Case of the Day- Dallas Court of Appeals

The police pull you over for speeding. The officer checks your criminal history and you have some old drug convictions. The officer thinks you look “nervous” and ask to search your car. You say no. The cop calls for the drug dog and 30 minutes later finds 200 grams of meth. Is that a legal search?

Such are the facts of The State of Texas, Appellant v. Gregory Daivd Pierce, Appellee. This is an unpublished opinion, but still a useful example of search and seizure. The trial court suppressed the search and all the evidence (drugs) founds.

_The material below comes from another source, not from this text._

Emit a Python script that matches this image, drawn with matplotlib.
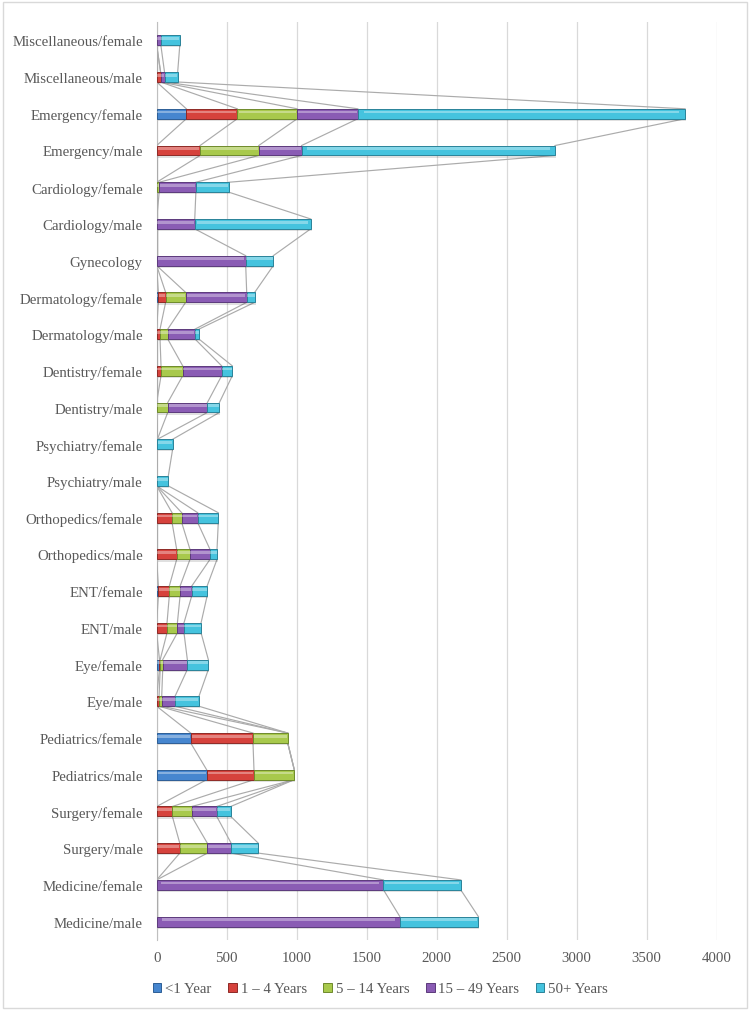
import numpy as np
import matplotlib
matplotlib.use('Agg')
import matplotlib.pyplot as plt
from matplotlib.patches import Patch, Rectangle

plt.rcParams['font.family'] = ['Liberation Serif', 'DejaVu Serif']

# categories, top to bottom as shown
categories = [
    'Miscellaneous/female', 'Miscellaneous/male', 'Emergency/female', 'Emergency/male',
    'Cardiology/female', 'Cardiology/male', 'Gynecology', 'Dermatology/female',
    'Dermatology/male', 'Dentistry/female', 'Dentistry/male', 'Psychiatry/female',
    'Psychiatry/male', 'Orthopedics/female', 'Orthopedics/male', 'ENT/female',
    'ENT/male', 'Eye/female', 'Eye/male', 'Pediatrics/female', 'Pediatrics/male',
    'Surgery/female', 'Surgery/male', 'Medicine/female', 'Medicine/male',
]
series_names = ['<1 Year', '1 \u2013 4 Years', '5 \u2013 14 Years', '15 \u2013 49 Years', '50+ Years']

under_1 = [0, 0, 212, 0, 0, 0, 0, 12, 0, 0, 0, 5, 0, 0, 0, 12, 0, 20, 0, 243, 357, 0, 0, 0, 0]
age_1_4 = [0, 28, 364, 310, 0, 0, 0, 52, 24, 31, 0, 0, 0, 110, 143, 78, 74, 5, 17, 445, 338, 112, 165, 0, 0]
age_5_14 = [0, 0, 428, 419, 18, 0, 0, 143, 55, 155, 79, 0, 0, 69, 95, 77, 74, 18, 19, 248, 288, 138, 197, 0, 0]
age_15_49 = [30, 28, 433, 306, 262, 272, 636, 436, 195, 278, 283, 0, 0, 114, 143, 83, 47, 176, 95, 0, 0, 179, 170, 1620, 1737]
age_50_plus = [135, 94, 2337, 1810, 235, 828, 197, 57, 28, 76, 86, 109, 83, 147, 50, 110, 122, 150, 171, 0, 0, 100, 194, 552, 561]

colors = ['#4686CF', '#D6423C', '#A8C94C', '#8A5CB4', '#45C3DE']
edge_colors = ['#2D5E96', '#8E2A26', '#6E8A2C', '#5C3A7C', '#2A8399']

data = np.array([under_1, age_1_4, age_5_14, age_15_49, age_50_plus], dtype=float)
cum = np.cumsum(data, axis=0)
left = cum - data

fig = plt.figure(figsize=(7.5, 10.12), dpi=100)
ax = fig.add_axes([0.2089, 0.0702, 0.7467, 0.9071])

y = np.arange(len(categories))
h = 0.27

# series lines between adjacent bars
for j in range(len(series_names)):
    for i in range(len(categories) - 1):
        ax.plot([cum[j, i], cum[j, i + 1]], [y[i] + h / 2, y[i + 1] - h / 2],
                color='#ABABAB', lw=0.85, zorder=2)

for j, name in enumerate(series_names):
    mask = data[j] > 0
    # soft shadow
    ax.barh(y[mask] + 0.06, data[j][mask], left=left[j][mask] + 6, height=h,
            color='#000000', alpha=0.12, zorder=3)
    ax.barh(y[mask], data[j][mask], left=left[j][mask], height=h, color=colors[j],
            edgecolor=edge_colors[j], linewidth=0.7, zorder=4)
    # bevel highlight
    ax.barh(y[mask] - h * 0.18, data[j][mask] * 0.96, left=left[j][mask] + data[j][mask] * 0.02,
            height=h * 0.28, color='white', alpha=0.35, linewidth=0, zorder=5)

ax.set_ylim(len(categories) - 0.5, -0.5)
ax.set_xlim(0, 4000)
ax.set_yticks(y)
ax.set_yticklabels(categories)
ax.set_xticks(np.arange(0, 4001, 500))
ax.tick_params(axis='both', length=0, labelsize=10.7, colors='#595959')
ax.tick_params(axis='y', pad=10)
ax.tick_params(axis='x', pad=8)
ax.grid(axis='x', color='#D9D9D9', lw=0.9, zorder=0)
ax.set_axisbelow(True)
for s in ['top', 'right', 'bottom']:
    ax.spines[s].set_visible(False)
ax.spines['left'].set_color('#BFBFBF')
ax.spines['left'].set_zorder(1)

handles = [Patch(facecolor=colors[j], edgecolor=edge_colors[j], linewidth=0.7) for j in range(len(series_names))]
fig.legend(handles, series_names, loc='center', bbox_to_anchor=(0.507, 1 - 990 / 1012),
           ncol=5, frameon=False, fontsize=10.7, handlelength=0.6, handleheight=0.6,
           handletextpad=0.25, columnspacing=1.1, labelcolor='#595959')

fig.patches.append(Rectangle((0.004, 0.003), 0.992, 0.994, transform=fig.transFigure,
                             fill=False, edgecolor='#D9D9D9', linewidth=1))

fig.savefig('out.png', dpi=100)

The State appealed and the Dallas Court of Appeals affirmed that the search was indeed illegal.

“But they found drugs!! A lot of drugs!”
I can hear the objections that we need to take drugs off the street. However, the 4th amendment applies regardless of what evidence is seized. Drug warriors shouldn’t worry, we have set the bar pretty low for police searches. We only ask that cops have a reasonable suspicion of criminal activity.

Why was this search illegal?

When the police pull you over for speeding they are only allowed to detain you long enough to investigate speeding. They can check your license and insurance, run a warrant check, and ask some basic questions. But a stop for a traffic offense alone does not give the police the right to search your car.

For a further investigative detention the police need reasonable suspicion. In this case Officer Spano thought Mr. Pierce was acting “nervous”. He knew Mr. Pierce had a record. In fact Mr. Pierce had a warrant out of California (but CA refused to extradite). However, those observations are not enough to detain a driver and bring out the drug dog.

From the Court of Appeals-
Here the facts and the reasonable inferences drawn therefrom are insufficient to support the conclusion that Pierce was engaged in or soon would engage in criminal activity; the suspicious conduct relied upon by Spano was as consistent with innocent activity as with criminal activity. See Carmouche, 10 S.W.3d at 328-39. Therefore, we reject the State’s argument. We conclude Spano lacked reasonable suspicion to continue the detention beyond the time necessary to complete the initial purpose of the stop. See St. George v. State, 237 S.W.3d 720, 727 (Tex. Crim. App. 2007); Kothe, 152 S.W.3d at 63; see also Lambeth, 221 S.W.3d at 336. Thus, Pierce’s continued detention beyond that time was unreasonable. See St. George, 237 S.W.3d at 727; Kothe, 152 S.W.3d at 63.

Never Consent To Police Searches
Gregory David Pierce made one important decision that probably kept him out of jail. He refused to let the police search. The officer asked for consent to search and Mr. Pierce rightly said no. This officer then threatened to bring the drug dog out, and did.

If Gregory had read my earlier piece on police searches, he would know that police often threaten drivers with the drug dog. That is NEVER a reason to let them search your car. If the police ask you to search, just say no.

Finally, this case is not over. The State could appeal to the Court of Criminal Appeals. If so, COCA could ignore these rulings to save this search. Such is the nature of appellate law. However, as of today two separate courts have ruled this search illegal.

Updated:

One response to “Case of the Day- Dallas Court of Appeals”

  1. Edintally says:

    Ok so here is my $5 question. I’m assuming Officer Spano is covered by immunity, but…

    if he were to stop someone again with the same set of circumstances (I doubt this is implausible), what, if any, responsibilities will he have?

    Reason: I’m sure there was an arrest involved here and so this citizen expended considerable cost not only in time but money as well in trying to defend himself. So an officer, might, with full knowledge of the outcome still decide to pursue this route of punishment knowing full well the person he is arresting will incur some cost. So how do you stop the practice?